Repeat, exactly and only, the lines from the beginning of the data through the line with "bracket_feet = [0.00136, 0.025]". Pictures are left out.

"""

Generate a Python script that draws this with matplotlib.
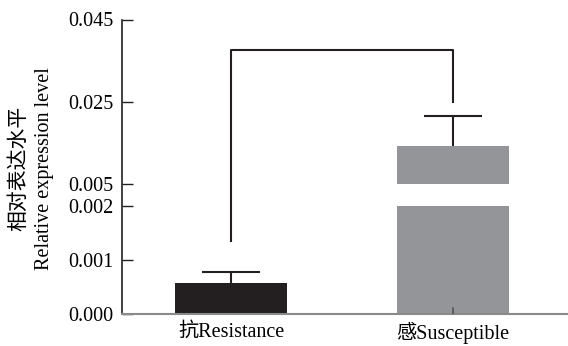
import numpy as np
import matplotlib
matplotlib.use("Agg")
import matplotlib.pyplot as plt

groups = ["抗Resistance", "感Susceptible"]
means = [0.00058, 0.0143]
errors = [0.00019, 0.0072]
y_ticks = [0.000, 0.001, 0.002, 0.005, 0.025, 0.045]
y_tick_labels = ["0.000", "0.001", "0.002", "0.005", "0.025", "0.045"]
break_lo, break_hi = 0.002, 0.005
bracket_y = 0.0377
bracket_feet = [0.00136, 0.025]

plt.rcParams['font.family'] = ['Liberation Serif', 'Noto Sans CJK SC']

# piecewise linear axis: 0-0.002 stretched, gap, 0.005-0.045 compressed
knots_v = np.array([0.0, 0.002, 0.005, 0.045])
knots_p = np.array([0.0, 108.0, 130.0, 294.5])


def fwd(v):
    return np.interp(v, knots_v, knots_p, left=-1e3, right=1e4)


def inv(p):
    return np.interp(p, knots_p, knots_v)


dark = '#231f20'
gray = '#939598'

f = plt.figure(figsize=(5.68, 3.46), dpi=100)
ax = f.add_axes([122/568, 32/346, 446/568, 294.5/346])
ax.set_yscale('function', functions=(fwd, inv))
ax.set_ylim(0, 0.045)
ax.set_xlim(-0.491, 1.518)

x = np.arange(len(groups))
w = 0.505
cap = 0.26

# black bar, fully in lower segment
ax.bar(x[0], means[0], width=w, color=dark, zorder=2)

# gray bar split over the break
ax.bar(x[1], break_lo, width=w, color=gray, zorder=2)
ax.bar(x[1], means[1] - break_hi, bottom=break_hi, width=w, color=gray, zorder=2)

# upper error bars only
for xi, m, e in zip(x, means, errors):
    ax.vlines(xi, m, m + e, color=dark, lw=1.5, zorder=3)
    ax.hlines(m + e, xi - cap/2, xi + cap/2, color=dark, lw=1.5, zorder=3)
ax.plot([x[1], x[1]], [0, 0.00012], color='#555555', lw=1.2, zorder=3)

# significance bracket
ax.plot([x[0], x[0], x[1], x[1]],
        [bracket_feet[0], bracket_y, bracket_y, bracket_feet[1]],
        color=dark, lw=1.5, zorder=3)

ax.spines['top'].set_visible(False)
ax.spines['right'].set_visible(False)
ax.spines['left'].set_color(dark)
ax.spines['left'].set_linewidth(1.2)
ax.spines['bottom'].set_color('#8a8a8a')
ax.spines['bottom'].set_linewidth(1.5)

ax.set_yticks(y_ticks)
ax.set_yticklabels(y_tick_labels, fontsize=14.5)
ax.tick_params(axis='y', direction='in', length=8, width=1, color=dark, pad=6)
ax.set_xticks(x)
ax.set_xticklabels(groups, fontsize=14.5)
ax.tick_params(axis='x', length=0, pad=6)

f.text(19/568, 1 - 168/346, '相对表达水平', rotation=90, fontsize=15,
       ha='center', va='center')
f.text(45/568, 1 - 169/346, 'Relative expression level', rotation=90,
       fontsize=14.5, ha='center', va='center')

f.savefig('out.png', dpi=100)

"""

▶ _Final answer_:
Generate a Python script that draws this with matplotlib.
import numpy as np
import matplotlib
matplotlib.use("Agg")
import matplotlib.pyplot as plt

groups = ["抗Resistance", "感Susceptible"]
means = [0.00058, 0.0143]
errors = [0.00019, 0.0072]
y_ticks = [0.000, 0.001, 0.002, 0.005, 0.025, 0.045]
y_tick_labels = ["0.000", "0.001", "0.002", "0.005", "0.025", "0.045"]
break_lo, break_hi = 0.002, 0.005
bracket_y = 0.0377
bracket_feet = [0.00136, 0.025]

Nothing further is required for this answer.